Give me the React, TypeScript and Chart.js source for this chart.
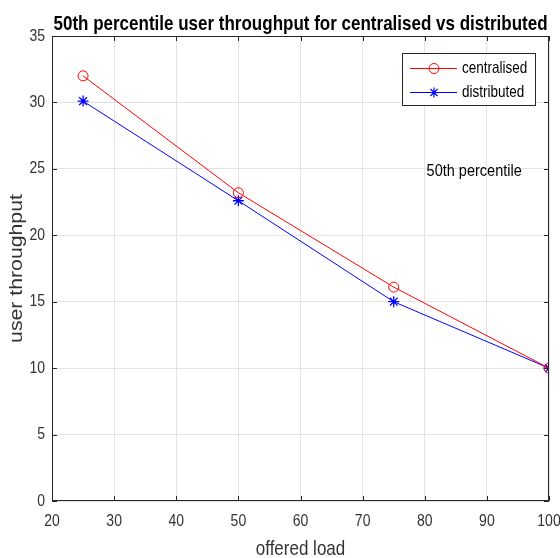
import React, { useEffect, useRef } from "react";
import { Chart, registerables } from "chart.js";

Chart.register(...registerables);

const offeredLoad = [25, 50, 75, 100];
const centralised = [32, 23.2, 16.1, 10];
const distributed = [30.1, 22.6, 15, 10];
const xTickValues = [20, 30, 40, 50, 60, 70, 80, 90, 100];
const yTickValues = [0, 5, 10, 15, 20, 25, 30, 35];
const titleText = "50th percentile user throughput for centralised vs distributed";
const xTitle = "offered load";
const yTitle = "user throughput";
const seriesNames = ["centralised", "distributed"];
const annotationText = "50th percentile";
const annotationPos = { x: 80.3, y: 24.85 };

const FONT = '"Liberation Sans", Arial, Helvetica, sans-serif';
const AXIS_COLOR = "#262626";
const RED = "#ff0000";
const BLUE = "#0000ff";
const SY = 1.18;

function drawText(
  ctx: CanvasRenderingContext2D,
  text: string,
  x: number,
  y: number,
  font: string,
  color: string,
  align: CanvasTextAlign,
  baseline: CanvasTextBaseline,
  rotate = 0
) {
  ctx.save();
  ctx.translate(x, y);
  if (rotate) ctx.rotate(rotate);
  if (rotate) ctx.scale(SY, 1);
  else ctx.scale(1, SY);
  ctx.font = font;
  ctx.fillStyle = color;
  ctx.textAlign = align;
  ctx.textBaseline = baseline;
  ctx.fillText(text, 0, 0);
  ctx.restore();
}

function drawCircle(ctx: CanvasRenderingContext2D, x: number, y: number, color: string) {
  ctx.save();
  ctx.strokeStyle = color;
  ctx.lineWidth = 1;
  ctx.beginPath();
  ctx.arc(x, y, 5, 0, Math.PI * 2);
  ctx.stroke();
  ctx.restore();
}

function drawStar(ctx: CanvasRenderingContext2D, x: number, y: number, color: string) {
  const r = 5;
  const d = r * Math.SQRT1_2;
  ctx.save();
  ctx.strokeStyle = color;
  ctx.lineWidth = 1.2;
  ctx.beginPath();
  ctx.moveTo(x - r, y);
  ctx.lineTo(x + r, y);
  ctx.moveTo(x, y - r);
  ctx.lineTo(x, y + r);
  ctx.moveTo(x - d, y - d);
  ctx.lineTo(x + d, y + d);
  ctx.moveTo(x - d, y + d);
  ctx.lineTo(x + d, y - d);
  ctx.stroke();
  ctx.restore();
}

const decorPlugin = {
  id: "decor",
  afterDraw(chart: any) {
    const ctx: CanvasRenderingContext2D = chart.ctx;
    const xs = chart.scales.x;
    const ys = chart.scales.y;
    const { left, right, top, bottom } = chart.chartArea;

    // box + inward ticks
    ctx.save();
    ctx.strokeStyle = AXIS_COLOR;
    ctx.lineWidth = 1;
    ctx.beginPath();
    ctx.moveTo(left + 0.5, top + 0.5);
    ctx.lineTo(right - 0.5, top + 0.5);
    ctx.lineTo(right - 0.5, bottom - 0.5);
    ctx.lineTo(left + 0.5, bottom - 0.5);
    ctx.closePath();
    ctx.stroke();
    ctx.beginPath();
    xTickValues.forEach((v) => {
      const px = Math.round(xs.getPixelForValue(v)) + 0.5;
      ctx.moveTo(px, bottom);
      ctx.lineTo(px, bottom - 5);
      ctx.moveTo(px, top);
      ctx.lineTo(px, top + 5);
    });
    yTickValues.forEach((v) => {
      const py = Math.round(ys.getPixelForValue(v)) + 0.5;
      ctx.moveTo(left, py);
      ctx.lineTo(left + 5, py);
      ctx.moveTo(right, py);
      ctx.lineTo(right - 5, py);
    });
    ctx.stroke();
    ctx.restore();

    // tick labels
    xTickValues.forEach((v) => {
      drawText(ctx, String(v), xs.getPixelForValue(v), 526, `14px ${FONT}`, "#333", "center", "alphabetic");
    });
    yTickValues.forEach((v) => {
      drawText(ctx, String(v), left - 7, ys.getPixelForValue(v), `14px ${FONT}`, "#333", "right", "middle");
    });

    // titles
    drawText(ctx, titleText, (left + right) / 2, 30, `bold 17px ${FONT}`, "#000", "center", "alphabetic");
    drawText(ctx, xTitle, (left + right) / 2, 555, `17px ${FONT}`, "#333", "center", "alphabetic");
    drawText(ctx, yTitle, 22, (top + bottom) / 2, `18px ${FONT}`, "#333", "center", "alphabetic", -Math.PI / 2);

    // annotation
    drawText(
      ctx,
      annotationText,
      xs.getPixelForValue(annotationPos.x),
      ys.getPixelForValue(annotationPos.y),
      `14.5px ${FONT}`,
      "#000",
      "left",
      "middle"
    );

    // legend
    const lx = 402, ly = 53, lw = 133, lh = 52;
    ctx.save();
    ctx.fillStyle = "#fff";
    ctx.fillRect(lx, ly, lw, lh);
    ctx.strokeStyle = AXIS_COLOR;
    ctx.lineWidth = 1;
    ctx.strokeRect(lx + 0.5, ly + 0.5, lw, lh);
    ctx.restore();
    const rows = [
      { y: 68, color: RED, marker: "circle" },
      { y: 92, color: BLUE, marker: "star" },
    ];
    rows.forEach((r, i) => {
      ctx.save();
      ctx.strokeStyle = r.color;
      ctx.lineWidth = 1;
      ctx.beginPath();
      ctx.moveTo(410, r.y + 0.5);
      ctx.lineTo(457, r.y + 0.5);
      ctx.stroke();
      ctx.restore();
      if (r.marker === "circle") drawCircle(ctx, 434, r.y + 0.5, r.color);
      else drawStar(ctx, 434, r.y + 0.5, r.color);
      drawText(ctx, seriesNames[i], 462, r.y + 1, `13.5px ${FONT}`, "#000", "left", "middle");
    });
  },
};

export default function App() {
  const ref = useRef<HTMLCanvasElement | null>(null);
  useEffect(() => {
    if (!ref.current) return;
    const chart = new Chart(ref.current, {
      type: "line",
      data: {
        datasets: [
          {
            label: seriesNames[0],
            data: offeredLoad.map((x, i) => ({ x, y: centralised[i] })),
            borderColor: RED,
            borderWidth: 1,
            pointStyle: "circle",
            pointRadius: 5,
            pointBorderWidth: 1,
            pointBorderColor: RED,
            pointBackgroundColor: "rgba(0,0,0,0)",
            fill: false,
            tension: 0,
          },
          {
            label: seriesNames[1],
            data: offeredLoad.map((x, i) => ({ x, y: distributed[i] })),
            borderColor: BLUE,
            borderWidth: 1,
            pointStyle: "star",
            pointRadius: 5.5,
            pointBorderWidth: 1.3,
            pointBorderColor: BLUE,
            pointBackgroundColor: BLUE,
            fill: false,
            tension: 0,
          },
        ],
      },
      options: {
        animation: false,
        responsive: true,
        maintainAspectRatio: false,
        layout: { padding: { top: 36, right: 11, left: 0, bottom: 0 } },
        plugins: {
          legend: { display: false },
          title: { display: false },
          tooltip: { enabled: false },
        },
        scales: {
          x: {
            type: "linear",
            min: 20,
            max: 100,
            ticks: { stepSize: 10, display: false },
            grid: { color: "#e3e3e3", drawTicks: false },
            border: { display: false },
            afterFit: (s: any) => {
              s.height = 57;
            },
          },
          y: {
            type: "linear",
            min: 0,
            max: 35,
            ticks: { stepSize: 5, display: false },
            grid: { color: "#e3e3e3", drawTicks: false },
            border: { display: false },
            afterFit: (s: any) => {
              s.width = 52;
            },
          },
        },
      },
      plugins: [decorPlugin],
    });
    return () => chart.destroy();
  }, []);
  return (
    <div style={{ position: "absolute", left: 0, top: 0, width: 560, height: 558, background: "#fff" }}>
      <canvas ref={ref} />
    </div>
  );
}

-*-*-

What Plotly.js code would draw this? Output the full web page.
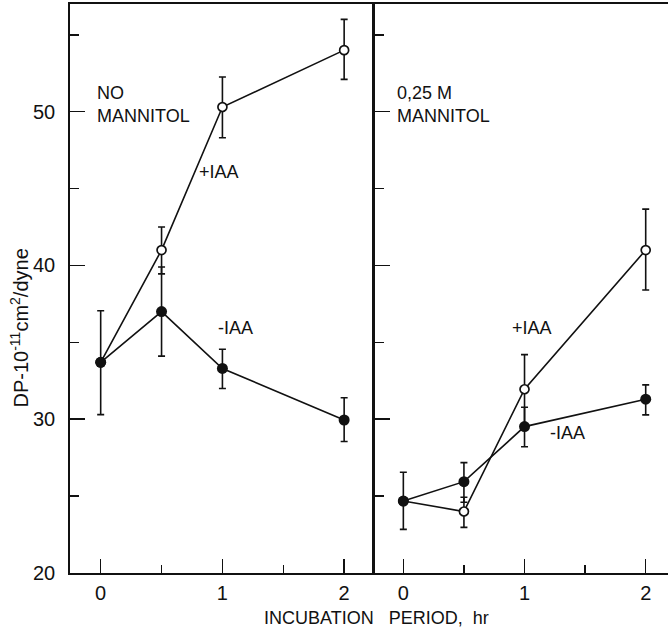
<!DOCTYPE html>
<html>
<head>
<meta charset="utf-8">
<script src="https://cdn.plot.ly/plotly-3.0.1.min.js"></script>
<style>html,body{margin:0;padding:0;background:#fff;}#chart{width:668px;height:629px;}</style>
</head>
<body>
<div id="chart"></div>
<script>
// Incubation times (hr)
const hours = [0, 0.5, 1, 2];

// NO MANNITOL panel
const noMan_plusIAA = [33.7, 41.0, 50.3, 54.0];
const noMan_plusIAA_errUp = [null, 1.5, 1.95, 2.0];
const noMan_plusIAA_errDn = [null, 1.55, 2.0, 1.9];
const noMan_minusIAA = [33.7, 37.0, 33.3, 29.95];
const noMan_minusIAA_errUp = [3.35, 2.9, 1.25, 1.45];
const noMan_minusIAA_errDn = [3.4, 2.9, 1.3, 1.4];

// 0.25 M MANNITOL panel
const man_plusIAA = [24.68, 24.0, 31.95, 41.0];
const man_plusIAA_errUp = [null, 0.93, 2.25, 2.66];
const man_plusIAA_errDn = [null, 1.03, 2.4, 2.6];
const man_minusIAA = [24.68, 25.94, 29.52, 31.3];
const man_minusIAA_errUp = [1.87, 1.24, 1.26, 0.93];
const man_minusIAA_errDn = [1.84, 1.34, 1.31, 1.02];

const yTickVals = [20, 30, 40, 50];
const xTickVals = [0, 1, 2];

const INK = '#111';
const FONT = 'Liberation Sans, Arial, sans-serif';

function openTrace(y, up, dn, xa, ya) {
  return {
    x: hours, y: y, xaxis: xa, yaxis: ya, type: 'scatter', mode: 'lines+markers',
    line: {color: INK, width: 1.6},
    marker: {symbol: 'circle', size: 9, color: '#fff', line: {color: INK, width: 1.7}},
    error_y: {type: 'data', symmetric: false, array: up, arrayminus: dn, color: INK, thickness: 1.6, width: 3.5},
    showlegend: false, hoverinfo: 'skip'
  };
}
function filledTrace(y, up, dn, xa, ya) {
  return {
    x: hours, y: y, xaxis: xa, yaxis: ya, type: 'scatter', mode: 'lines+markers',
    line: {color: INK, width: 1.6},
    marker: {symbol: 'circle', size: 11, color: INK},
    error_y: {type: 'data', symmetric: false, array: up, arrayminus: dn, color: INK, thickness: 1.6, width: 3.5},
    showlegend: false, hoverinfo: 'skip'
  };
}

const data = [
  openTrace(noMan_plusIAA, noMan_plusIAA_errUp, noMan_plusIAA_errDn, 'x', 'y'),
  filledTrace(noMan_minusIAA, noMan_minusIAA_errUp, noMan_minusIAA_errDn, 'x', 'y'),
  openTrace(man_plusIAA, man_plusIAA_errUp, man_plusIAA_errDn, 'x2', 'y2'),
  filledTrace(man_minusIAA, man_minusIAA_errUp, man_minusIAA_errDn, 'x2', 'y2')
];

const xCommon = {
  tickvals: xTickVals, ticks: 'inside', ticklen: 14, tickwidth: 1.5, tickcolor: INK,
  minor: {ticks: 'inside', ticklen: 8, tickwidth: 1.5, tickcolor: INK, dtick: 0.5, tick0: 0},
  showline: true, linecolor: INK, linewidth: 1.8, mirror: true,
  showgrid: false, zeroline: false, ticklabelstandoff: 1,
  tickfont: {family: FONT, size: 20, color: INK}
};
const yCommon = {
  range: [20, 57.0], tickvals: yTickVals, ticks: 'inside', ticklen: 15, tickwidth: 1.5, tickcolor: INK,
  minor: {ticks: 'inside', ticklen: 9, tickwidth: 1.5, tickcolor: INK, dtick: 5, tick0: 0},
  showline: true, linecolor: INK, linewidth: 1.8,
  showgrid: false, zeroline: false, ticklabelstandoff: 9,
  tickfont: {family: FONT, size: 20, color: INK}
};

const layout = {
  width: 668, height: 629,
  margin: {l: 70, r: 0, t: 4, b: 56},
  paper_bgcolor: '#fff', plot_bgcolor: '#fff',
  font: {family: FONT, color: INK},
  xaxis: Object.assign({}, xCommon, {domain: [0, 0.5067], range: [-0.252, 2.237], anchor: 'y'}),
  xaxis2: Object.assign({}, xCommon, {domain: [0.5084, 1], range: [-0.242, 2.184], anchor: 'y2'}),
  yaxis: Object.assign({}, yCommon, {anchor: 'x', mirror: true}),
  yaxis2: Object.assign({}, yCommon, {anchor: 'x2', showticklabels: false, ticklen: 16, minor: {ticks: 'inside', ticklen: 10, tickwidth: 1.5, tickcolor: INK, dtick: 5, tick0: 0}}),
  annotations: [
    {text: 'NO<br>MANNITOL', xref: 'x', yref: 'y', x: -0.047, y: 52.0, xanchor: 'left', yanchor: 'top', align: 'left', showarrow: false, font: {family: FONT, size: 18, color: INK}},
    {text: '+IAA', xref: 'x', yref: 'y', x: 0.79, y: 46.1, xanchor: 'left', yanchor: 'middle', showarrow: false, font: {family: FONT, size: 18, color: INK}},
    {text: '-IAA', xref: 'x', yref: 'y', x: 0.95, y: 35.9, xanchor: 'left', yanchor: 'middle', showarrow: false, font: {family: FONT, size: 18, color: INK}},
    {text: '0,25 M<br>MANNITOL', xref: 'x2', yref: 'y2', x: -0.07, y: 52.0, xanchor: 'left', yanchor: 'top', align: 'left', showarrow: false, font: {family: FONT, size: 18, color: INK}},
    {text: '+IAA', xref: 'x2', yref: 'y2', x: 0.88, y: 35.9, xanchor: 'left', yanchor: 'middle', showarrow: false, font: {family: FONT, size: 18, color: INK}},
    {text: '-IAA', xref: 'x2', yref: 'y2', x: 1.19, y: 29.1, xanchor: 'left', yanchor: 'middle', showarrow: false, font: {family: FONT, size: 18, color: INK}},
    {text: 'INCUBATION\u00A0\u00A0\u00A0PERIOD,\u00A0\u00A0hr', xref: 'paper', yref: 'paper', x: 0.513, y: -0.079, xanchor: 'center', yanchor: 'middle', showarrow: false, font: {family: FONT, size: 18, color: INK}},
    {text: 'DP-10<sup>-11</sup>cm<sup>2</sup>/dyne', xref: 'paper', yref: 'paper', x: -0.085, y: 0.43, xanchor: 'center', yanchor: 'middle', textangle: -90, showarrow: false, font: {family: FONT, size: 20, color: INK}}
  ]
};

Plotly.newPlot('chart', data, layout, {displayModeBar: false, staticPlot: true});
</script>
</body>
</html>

-*-*-

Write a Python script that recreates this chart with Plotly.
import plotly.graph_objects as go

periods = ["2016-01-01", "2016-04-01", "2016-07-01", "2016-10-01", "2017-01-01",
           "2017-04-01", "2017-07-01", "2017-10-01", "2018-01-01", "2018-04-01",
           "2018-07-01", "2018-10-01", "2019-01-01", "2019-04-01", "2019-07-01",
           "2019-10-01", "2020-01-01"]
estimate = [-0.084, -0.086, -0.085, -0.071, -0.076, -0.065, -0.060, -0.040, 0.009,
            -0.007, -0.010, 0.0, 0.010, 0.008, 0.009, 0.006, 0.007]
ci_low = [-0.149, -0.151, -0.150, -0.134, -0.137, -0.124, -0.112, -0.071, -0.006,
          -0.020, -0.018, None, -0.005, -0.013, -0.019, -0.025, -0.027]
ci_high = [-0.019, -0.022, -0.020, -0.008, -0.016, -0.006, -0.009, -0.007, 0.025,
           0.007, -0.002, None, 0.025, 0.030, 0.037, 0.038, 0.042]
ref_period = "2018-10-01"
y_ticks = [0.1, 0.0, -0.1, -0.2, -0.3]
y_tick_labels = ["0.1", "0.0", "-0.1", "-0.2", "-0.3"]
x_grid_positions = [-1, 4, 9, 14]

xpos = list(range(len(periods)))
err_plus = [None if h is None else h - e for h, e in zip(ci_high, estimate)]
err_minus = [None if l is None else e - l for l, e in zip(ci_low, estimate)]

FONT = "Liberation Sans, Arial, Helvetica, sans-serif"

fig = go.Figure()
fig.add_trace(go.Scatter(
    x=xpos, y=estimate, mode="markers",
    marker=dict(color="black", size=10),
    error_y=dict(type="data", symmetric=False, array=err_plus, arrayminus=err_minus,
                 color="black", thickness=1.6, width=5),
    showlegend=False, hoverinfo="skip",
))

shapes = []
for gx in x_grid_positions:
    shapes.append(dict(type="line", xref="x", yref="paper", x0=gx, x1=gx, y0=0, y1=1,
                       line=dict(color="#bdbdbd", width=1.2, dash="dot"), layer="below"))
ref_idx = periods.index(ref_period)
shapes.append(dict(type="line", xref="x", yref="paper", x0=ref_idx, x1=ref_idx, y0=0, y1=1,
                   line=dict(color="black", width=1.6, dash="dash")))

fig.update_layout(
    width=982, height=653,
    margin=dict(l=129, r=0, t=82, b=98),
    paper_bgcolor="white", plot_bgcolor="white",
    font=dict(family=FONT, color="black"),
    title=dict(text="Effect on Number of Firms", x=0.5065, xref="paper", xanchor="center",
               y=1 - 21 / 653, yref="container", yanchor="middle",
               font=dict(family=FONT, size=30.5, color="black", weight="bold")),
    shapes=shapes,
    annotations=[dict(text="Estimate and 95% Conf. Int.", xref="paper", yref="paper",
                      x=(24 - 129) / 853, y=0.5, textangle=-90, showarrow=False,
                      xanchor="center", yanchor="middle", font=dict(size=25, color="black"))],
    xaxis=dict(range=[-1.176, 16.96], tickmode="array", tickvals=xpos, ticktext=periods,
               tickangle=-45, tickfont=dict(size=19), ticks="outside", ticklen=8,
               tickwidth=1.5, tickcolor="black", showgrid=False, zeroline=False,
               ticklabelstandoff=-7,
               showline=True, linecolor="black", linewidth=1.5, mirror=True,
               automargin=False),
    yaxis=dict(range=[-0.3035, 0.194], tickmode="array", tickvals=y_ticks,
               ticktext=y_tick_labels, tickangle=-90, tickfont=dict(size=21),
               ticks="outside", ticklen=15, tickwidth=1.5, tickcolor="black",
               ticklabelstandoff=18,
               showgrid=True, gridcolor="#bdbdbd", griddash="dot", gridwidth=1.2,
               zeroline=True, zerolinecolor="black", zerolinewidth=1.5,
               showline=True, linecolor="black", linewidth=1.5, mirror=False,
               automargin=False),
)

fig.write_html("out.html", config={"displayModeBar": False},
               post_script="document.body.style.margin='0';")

-*-*-

## The problem
Copy out every line of the data that includes "this".

## Task output
Give me the React, TypeScript and Chart.js source for this chart.
What Plotly.js code would draw this? Output the full web page.
Write a Python script that recreates this chart with Plotly.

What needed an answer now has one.